(Stored data entries)
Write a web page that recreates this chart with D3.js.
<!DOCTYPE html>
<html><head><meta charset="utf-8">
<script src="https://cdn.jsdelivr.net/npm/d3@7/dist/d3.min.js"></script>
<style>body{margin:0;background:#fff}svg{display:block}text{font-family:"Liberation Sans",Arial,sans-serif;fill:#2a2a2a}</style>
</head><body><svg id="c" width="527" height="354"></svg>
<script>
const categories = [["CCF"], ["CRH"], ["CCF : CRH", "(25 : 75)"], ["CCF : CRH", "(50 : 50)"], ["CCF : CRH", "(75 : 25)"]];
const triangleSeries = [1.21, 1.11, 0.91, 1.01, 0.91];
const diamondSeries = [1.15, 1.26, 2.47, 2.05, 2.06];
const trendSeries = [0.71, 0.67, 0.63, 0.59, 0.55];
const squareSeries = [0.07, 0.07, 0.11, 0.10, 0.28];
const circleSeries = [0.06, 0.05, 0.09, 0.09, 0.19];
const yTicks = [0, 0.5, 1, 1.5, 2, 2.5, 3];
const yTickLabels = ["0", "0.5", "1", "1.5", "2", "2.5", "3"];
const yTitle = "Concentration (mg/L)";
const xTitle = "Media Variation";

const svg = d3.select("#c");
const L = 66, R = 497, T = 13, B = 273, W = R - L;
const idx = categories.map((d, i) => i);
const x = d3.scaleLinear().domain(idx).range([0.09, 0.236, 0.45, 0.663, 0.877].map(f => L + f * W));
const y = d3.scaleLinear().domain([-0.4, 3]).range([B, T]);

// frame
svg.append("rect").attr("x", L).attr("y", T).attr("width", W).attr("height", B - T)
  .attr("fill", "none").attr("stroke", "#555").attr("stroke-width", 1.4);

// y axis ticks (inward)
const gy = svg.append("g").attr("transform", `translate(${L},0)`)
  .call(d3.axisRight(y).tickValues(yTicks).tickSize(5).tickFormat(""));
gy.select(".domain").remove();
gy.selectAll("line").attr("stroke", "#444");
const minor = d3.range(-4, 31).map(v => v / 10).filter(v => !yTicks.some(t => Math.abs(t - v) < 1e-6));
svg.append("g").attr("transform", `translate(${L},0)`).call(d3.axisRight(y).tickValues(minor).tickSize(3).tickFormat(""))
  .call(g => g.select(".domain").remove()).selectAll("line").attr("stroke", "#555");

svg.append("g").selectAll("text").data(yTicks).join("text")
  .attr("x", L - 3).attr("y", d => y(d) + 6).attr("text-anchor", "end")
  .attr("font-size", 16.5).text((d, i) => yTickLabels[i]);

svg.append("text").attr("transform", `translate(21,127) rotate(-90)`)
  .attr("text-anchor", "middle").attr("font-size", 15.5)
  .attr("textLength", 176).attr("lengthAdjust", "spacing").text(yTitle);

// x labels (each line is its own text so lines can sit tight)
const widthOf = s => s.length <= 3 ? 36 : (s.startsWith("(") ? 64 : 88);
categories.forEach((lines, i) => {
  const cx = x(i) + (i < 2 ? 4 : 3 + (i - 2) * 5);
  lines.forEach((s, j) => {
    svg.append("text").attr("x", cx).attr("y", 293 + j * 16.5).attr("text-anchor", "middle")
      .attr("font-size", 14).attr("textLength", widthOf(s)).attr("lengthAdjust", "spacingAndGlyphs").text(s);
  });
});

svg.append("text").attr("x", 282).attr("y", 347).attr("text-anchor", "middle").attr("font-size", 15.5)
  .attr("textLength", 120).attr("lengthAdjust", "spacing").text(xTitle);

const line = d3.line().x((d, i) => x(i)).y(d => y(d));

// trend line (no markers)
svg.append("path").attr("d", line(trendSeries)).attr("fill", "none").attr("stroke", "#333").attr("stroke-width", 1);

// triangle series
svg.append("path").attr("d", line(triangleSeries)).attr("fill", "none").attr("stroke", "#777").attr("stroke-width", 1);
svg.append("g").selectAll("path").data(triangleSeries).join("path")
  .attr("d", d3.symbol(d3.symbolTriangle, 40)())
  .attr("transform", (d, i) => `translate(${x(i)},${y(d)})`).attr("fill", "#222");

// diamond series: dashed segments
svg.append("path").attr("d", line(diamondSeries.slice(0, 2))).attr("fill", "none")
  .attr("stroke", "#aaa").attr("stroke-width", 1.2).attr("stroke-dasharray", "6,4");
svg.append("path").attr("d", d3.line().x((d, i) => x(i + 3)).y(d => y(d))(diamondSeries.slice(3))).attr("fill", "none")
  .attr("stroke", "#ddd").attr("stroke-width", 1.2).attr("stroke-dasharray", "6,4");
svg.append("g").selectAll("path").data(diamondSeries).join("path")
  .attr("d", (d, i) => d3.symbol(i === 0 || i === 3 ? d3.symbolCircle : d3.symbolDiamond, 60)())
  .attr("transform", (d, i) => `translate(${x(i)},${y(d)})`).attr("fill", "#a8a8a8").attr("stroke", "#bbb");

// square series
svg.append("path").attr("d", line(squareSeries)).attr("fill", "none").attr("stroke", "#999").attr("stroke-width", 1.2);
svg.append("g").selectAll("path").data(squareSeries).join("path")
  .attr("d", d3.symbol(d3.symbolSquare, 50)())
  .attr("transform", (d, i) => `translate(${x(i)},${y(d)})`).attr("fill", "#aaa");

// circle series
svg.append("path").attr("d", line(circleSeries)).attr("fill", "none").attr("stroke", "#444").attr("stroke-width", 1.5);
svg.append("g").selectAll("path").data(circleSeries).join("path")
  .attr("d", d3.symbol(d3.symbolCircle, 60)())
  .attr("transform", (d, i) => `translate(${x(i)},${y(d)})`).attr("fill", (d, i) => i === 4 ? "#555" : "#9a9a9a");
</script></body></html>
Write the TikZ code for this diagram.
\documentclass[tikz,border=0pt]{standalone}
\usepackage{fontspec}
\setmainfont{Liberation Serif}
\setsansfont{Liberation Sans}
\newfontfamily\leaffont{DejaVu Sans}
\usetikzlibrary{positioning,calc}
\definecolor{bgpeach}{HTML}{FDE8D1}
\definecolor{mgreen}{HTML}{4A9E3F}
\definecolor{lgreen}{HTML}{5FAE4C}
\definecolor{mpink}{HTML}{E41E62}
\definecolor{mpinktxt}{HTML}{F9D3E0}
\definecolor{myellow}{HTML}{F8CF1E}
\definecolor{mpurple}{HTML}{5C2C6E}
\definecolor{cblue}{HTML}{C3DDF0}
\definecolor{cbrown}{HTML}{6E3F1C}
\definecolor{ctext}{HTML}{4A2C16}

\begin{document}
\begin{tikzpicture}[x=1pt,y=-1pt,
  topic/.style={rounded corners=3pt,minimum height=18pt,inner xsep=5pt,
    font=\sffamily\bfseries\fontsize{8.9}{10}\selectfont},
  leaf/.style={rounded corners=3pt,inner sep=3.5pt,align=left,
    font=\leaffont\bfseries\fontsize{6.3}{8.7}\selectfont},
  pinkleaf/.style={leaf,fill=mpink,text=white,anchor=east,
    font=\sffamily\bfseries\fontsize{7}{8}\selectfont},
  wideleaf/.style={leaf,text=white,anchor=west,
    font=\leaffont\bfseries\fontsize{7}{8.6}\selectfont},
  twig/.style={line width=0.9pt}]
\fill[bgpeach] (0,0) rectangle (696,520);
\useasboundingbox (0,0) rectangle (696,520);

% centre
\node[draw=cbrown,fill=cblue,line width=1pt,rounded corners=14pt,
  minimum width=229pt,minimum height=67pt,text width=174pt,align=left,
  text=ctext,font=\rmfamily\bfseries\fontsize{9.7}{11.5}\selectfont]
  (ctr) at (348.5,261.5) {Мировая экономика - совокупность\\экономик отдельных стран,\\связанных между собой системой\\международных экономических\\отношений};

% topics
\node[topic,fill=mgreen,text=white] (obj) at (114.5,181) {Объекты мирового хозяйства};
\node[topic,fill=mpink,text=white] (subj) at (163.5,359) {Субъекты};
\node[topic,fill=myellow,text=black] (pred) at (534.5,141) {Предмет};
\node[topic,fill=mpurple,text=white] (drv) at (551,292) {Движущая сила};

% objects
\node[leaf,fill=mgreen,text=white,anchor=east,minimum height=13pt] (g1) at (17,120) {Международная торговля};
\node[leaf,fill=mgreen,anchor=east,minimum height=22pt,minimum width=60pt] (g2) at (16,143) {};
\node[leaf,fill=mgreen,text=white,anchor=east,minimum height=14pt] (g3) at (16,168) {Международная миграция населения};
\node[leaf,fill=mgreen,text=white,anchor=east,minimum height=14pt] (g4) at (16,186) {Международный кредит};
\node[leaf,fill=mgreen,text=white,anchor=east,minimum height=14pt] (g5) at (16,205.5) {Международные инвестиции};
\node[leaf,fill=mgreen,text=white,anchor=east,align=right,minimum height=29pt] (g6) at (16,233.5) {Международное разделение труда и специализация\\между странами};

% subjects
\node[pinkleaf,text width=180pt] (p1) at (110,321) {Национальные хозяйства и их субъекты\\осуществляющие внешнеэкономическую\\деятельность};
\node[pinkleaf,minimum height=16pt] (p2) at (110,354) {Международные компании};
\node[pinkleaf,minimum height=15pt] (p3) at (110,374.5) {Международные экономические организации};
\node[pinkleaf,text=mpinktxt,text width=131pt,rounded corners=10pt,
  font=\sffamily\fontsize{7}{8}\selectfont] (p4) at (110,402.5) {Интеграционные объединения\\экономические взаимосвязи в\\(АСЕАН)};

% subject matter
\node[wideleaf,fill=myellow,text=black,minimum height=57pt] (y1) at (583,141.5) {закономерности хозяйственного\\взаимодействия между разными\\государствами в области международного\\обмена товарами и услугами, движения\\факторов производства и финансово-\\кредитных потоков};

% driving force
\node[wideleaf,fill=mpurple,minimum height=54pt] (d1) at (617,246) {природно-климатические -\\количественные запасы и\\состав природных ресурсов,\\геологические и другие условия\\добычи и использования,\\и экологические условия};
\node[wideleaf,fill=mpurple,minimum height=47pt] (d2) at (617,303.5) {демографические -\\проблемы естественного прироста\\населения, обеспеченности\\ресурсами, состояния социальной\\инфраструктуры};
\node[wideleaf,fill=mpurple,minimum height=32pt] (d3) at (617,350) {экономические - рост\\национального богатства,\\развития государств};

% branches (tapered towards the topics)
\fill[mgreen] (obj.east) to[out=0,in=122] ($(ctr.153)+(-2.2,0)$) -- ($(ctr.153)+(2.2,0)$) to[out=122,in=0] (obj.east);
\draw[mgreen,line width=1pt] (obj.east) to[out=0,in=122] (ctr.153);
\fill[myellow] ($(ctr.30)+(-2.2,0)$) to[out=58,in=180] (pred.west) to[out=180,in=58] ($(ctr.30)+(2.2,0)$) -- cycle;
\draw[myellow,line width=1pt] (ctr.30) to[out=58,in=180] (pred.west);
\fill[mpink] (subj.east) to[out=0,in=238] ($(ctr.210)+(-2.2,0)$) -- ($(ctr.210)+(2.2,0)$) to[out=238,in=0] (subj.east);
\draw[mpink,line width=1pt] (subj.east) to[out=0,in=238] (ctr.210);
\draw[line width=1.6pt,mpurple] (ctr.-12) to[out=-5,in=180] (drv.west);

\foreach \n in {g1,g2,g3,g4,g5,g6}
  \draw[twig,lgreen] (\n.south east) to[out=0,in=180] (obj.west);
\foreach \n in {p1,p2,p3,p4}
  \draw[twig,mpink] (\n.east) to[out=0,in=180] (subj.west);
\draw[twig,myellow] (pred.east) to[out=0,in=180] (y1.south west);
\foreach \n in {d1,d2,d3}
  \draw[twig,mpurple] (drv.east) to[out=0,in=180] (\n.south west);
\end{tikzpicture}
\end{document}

▸ REQUIRED TASK
Go through the lines above. Select every one that has the string "this".

▸ FINISHED ANSWER
Write a web page that recreates this chart with D3.js.
Write the TikZ code for this diagram.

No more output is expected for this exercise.